Transportation giants are exploring “new ways to unlock value based on the communications, processing capabilities, and physical location” of vehicles and their users.
The following is an excerpt from the book “Three Revolutions: Steering Automated, Shared, and Electric Vehicles to a Better Future” by Daniel Sperling.
Automakers will increasingly find themselves in a complicated relationship with ride-hailing companies such as Lyft and Uber. The latter will be competitors but also customers. In the next few years, sales to drivers for Lyft, Uber and others will almost certainly offset declines in car purchases by users of the services. As shared mobility services expand, auto manufacturers will likely start producing customized vehicles for ride-hailing companies — even as their own mobility services compete head-to-head.

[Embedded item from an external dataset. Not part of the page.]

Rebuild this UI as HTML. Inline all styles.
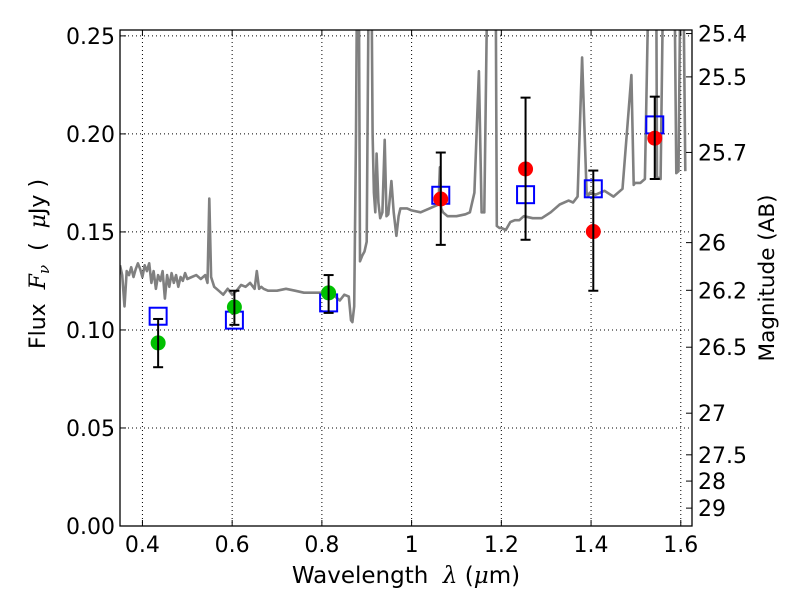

Today, Lyft and Uber have almost no hard assets and are essentially internet-platform companies. Managing and owning vehicles clashes with their current business model. But once level-5 driverless cars come on the scene, they will have little choice. It appears inevitable that they will embrace a new business model that involves ownership of vehicles. A huge part of the success of demand-responsive, app-based ride-hailing companies will be their ability to profit as proprietors of capital, which will mean owning and operating a fleet of automated electric cars. So just as self-driving cars have pulled Detroit into the Silicon Valley game, the power of fleet ownership will likely force ride-hailing companies into partnership with manufacturers.